7. Run com.sap.sailing.windestimation.model.SimpleModelsTrainingPart2 as a normal Java Application. Wait until the model training finishes and the program terminates normally. A new file with serialized representation of internal wind estimation models should be located in ./windEstimationModels.dat. The absolute path of the file must be printed in the console output of the program. You can upload the file via HTTP POST to http://sapsailing.com/windestimation/api/windestimation_data (see com.sap.sailing.windestimation.jaxrs.api.WindEstimationDataResource) to update the wind estimation of a server instance. You may want to store a recent copy of the result of this training process by uploading the windEstimationModels.dat file to trac@sapsailing.com:static for later use. The file should not be stored in the git repository because it's more than 30MB in size. If you changed the source files of DurationValueRange or DistanceValueRange, then you will need to update com.sap.sailing.windestimation bundle of the server instance which is meant to receive the new wind estimation models.
8. Optionally, run com.sap.sailing.windestimation.evaluation.WindEstimatorManeuverNumberDependentEvaluationRunner as a normal Java Application to evaluate the wind estimation with the new trained models. The evaluation score will be stored as CSV in ./maneuverNumberDependentEvaluation.csv.

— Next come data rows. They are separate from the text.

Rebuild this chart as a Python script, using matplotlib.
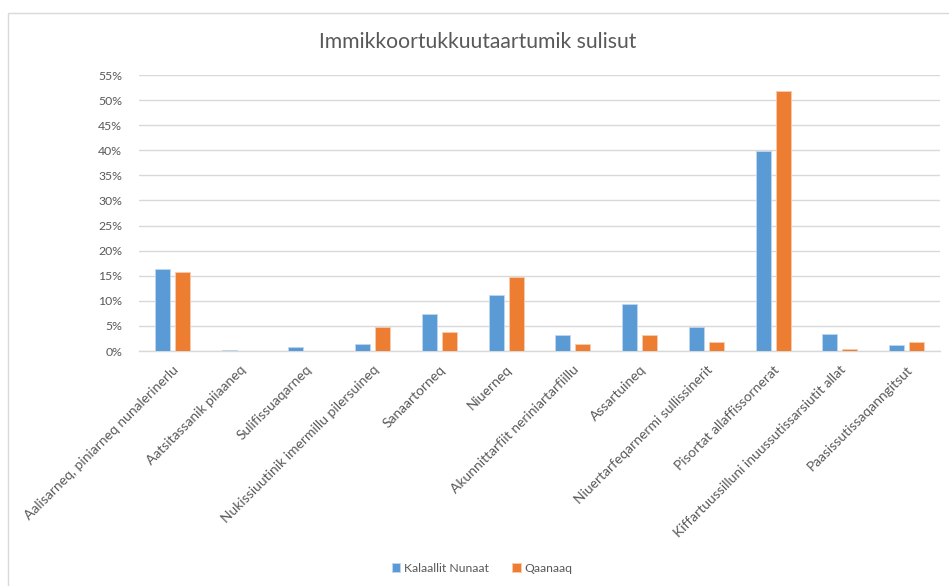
import matplotlib.pyplot as plt
import numpy as np
from matplotlib.patches import Rectangle
from matplotlib.ticker import FuncFormatter, MultipleLocator

categories = [
    'Aalisarneq, piniarneq nunalerinerlu',
    'Aatsitassanik piiaaneq',
    'Sulifissuaqarneq',
    'Nukissiuutinik imermillu pilersuineq',
    'Sanaartorneq',
    'Niuerneq',
    'Akunnittarfiit neriniartarfiillu',
    'Assartuineq',
    'Niuertarfeqarnermi sullissinerit',
    'Pisortat allaffissornerat',
    'Kiffartuussilluni inuussutissarsiutit allat',
    'Paasissutissaqanngitsut',
]
kalaallit = [16.4, 0.2, 0.8, 1.4, 7.4, 11.1, 3.1, 9.4, 4.8, 39.8, 3.4, 1.1]
qaanaaq = [15.7, 0.0, 0.0, 4.8, 3.8, 14.8, 1.4, 3.1, 1.8, 51.8, 0.4, 1.8]
series_names = ['Kalaallit Nunaat', 'Qaanaaq']
title = 'Immikkoortukkuutaartumik sulisut'

plt.rcParams['font.family'] = ['Lato', 'DejaVu Sans']
txt = '#595959'
grid = '#D9D9D9'

fig = plt.figure(figsize=(9.49, 5.86), dpi=100)
W, H = 949, 586

# chart area border
fig.patches.append(Rectangle((8 / W, -0.1), 1.2, 1 - 13 / H + 0.1,
                             transform=fig.transFigure, fill=False,
                             edgecolor=grid, linewidth=1))

ax = fig.add_axes([139 / W, 1 - 351 / H, (940 - 139) / W, (351 - 75) / H])

x = np.arange(len(categories))
w = 0.225
off = 0.15
b1 = ax.bar(x - off, kalaallit, w, color='#5B9BD5', edgecolor='#BDD7EE',
            linewidth=0.6, label=series_names[0], zorder=3)
b2 = ax.bar(x + off, qaanaaq, w, color='#ED7D31', edgecolor='#F8CBAD',
            linewidth=0.6, label=series_names[1], zorder=3)

ax.set_xlim(-0.5, len(categories) - 0.5)
ax.set_ylim(0, 55)
ax.yaxis.set_major_locator(MultipleLocator(5))
ax.yaxis.set_major_formatter(FuncFormatter(lambda v, p: f'{v:.0f}%'))
ax.grid(axis='y', color=grid, linewidth=1, zorder=0)
ax.set_axisbelow(True)
for s in ['top', 'right', 'left']:
    ax.spines[s].set_visible(False)
ax.spines['bottom'].set_color(grid)
ax.spines['bottom'].set_linewidth(1)
ax.tick_params(axis='y', length=0, pad=12, labelcolor=txt, labelsize=8.8)
ax.tick_params(axis='x', length=0, pad=9, labelcolor=txt, labelsize=10)
ax.set_xticks(x)
ax.set_xticklabels(categories, rotation=45, ha='right', va='top',
                   rotation_mode='anchor')

fig.text(478 / W, 1 - 42 / H, title, ha='center', va='center',
         fontsize=15.2, color=txt)

fig.legend(handles=[b1, b2], loc='center', bbox_to_anchor=(482 / W, 1 - 568 / H),
           ncol=2, frameon=False, fontsize=8.8, labelcolor=txt,
           handlelength=0.7, handleheight=0.7, handletextpad=0.3,
           columnspacing=1.9)

fig.savefig('out.png', dpi=100)
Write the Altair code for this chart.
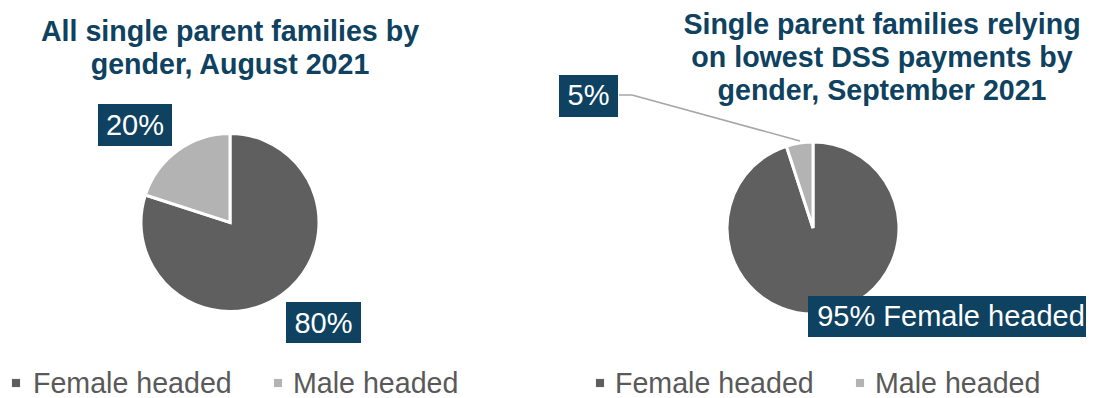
import altair as alt
import pandas as pd

# ---- data ----
categories = ["Female headed", "Male headed"]
all_share = [80, 20]          # All single parent families, Aug 2021
dss_share = [95, 5]           # Relying on lowest DSS payments, Sep 2021
title_left = "All single parent families by\ngender, August 2021"
title_right = "Single parent families relying\non lowest DSS payments by\ngender, September 2021"

# ---- style ----
slice_colors = ["#5f5f5f", "#b3b3b3"]
navy = "#0e4260"
legend_grey = "#595959"
FONT = "Liberation Sans"

W, H = 1078, 390

color_scale = alt.Scale(domain=categories, range=slice_colors)


def pie(shares, cx, cy, r):
    df = pd.DataFrame({"category": categories, "share": shares})
    return alt.Chart(df).mark_arc(radius=r, stroke="white", strokeWidth=3).encode(
        theta=alt.Theta("share:Q", stack=True),
        color=alt.Color("category:N", scale=color_scale, legend=None),
        order=alt.Order("category:N", sort="ascending"),
        x=alt.value(cx),
        y=alt.value(cy),
    )


def box(x1, x2, y1, y2):
    return alt.Chart(pd.DataFrame({"k": [0]})).mark_rect(color=navy).encode(
        x=alt.value(x1), x2=alt.value(x2), y=alt.value(y1), y2=alt.value(y2)
    )


def label(text, x, y, size=29, color="white", align="center", bold=False, lh=None):
    kw = dict(font=FONT, fontSize=size, color=color, align=align, baseline="alphabetic",
              fontWeight="bold" if bold else "normal")
    if lh is not None:
        kw["lineHeight"] = lh
        kw["lineBreak"] = "\n"
    return alt.Chart(pd.DataFrame({"t": [text]})).mark_text(**kw).encode(
        text="t:N", x=alt.value(x), y=alt.value(y)
    )


def seg(x1, y1, x2, y2):
    return alt.Chart(pd.DataFrame({"k": [0]})).mark_rule(color="#a6a6a6", strokeWidth=1.5).encode(
        x=alt.value(x1), x2=alt.value(x2), y=alt.value(y1), y2=alt.value(y2)
    )


def legend_item(cat, sx, tx):
    df = pd.DataFrame({"category": [cat]})
    sq = alt.Chart(df).mark_square(size=66, opacity=1).encode(
        color=alt.Color("category:N", scale=color_scale, legend=None),
        x=alt.value(sx), y=alt.value(375),
    )
    tx_ = alt.Chart(df).mark_text(font=FONT, fontSize=28.6, color=legend_grey,
                                  align="left", baseline="alphabetic").encode(
        text="category:N", x=alt.value(tx), y=alt.value(385)
    )
    return [sq, tx_]


layers = [
    pie(all_share, 222, 214.5, 89),
    pie(dss_share, 805, 220, 86),
    seg(611, 87, 624, 87),
    seg(624, 87, 792, 133),
    box(90, 164, 96, 138),
    box(278, 353, 294, 335),
    box(551, 610, 67, 109),
    box(800, 1085, 288, 329),
    label(f"{all_share[1]}%", 127, 127),
    label(f"{all_share[0]}%", 315.5, 325),
    label(f"{dss_share[1]}%", 580.5, 97),
    label(f"{dss_share[0]}% {categories[0]}", 943, 318),
    label(title_left, 222, 33, size=28.6, color=navy, bold=True, lh=33),
    label(title_right, 874, 26, size=28.6, color=navy, bold=True, lh=33),
]
layers += legend_item(categories[0], 8, 25)
layers += legend_item(categories[1], 270, 285)
layers += legend_item(categories[0], 592, 607)
layers += legend_item(categories[1], 852, 867)

chart = alt.layer(*layers).properties(
    width=W, height=H, padding=0, autosize=alt.AutoSizeParams(type="none")
).configure_view(stroke=None)

chart.save("out.html", embed_options={"renderer": "svg", "actions": False})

9. To upload the models that resulted from the training to a server, use the following curl command, assuming you have the windEstimationModels.dat file in your current directory:

    curl -X POST -H "Content-Type: application/octet-stream" --data-binary @windEstimationModels.dat \
                  https://username:password@host.sapsailing.com/windestimation/api/windestimation_data

You should see a response code of 200, and a success message such as "Wind estimation models accepted".